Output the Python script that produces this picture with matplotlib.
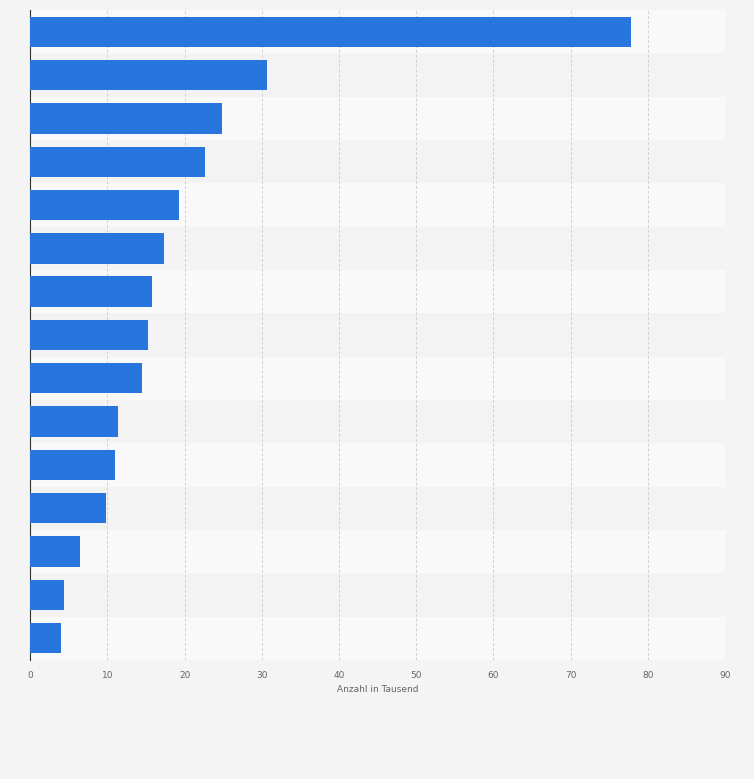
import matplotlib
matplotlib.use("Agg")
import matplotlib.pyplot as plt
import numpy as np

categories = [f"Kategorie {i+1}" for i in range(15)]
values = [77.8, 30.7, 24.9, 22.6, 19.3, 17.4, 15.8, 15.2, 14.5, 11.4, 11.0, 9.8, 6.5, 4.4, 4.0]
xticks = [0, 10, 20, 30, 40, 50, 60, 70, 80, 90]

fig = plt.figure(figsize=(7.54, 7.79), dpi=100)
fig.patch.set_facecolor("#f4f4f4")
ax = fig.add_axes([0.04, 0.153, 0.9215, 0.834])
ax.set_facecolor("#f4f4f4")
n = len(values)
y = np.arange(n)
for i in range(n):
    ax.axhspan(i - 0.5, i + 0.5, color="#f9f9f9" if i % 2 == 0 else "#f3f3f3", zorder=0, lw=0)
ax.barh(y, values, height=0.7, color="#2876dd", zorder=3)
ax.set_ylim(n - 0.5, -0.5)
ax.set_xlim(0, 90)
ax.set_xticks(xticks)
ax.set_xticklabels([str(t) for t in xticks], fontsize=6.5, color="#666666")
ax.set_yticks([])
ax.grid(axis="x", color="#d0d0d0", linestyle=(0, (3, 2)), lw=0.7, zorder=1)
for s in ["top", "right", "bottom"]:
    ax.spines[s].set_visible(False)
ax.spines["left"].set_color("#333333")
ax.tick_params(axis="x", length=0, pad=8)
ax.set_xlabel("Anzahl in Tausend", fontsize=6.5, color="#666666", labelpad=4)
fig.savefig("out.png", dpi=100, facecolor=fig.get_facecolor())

* AIM: Exactly as written, return every line of the listing, but not the pictures.

* EXPECTED ANSWER:
Output the Python script that produces this picture with matplotlib.
import matplotlib
matplotlib.use("Agg")
import matplotlib.pyplot as plt
import numpy as np

categories = [f"Kategorie {i+1}" for i in range(15)]
values = [77.8, 30.7, 24.9, 22.6, 19.3, 17.4, 15.8, 15.2, 14.5, 11.4, 11.0, 9.8, 6.5, 4.4, 4.0]
xticks = [0, 10, 20, 30, 40, 50, 60, 70, 80, 90]

fig = plt.figure(figsize=(7.54, 7.79), dpi=100)
fig.patch.set_facecolor("#f4f4f4")
ax = fig.add_axes([0.04, 0.153, 0.9215, 0.834])
ax.set_facecolor("#f4f4f4")
n = len(values)
y = np.arange(n)
for i in range(n):
    ax.axhspan(i - 0.5, i + 0.5, color="#f9f9f9" if i % 2 == 0 else "#f3f3f3", zorder=0, lw=0)
ax.barh(y, values, height=0.7, color="#2876dd", zorder=3)
ax.set_ylim(n - 0.5, -0.5)
ax.set_xlim(0, 90)
ax.set_xticks(xticks)
ax.set_xticklabels([str(t) for t in xticks], fontsize=6.5, color="#666666")
ax.set_yticks([])
ax.grid(axis="x", color="#d0d0d0", linestyle=(0, (3, 2)), lw=0.7, zorder=1)
for s in ["top", "right", "bottom"]:
    ax.spines[s].set_visible(False)
ax.spines["left"].set_color("#333333")
ax.tick_params(axis="x", length=0, pad=8)
ax.set_xlabel("Anzahl in Tausend", fontsize=6.5, color="#666666", labelpad=4)
fig.savefig("out.png", dpi=100, facecolor=fig.get_facecolor())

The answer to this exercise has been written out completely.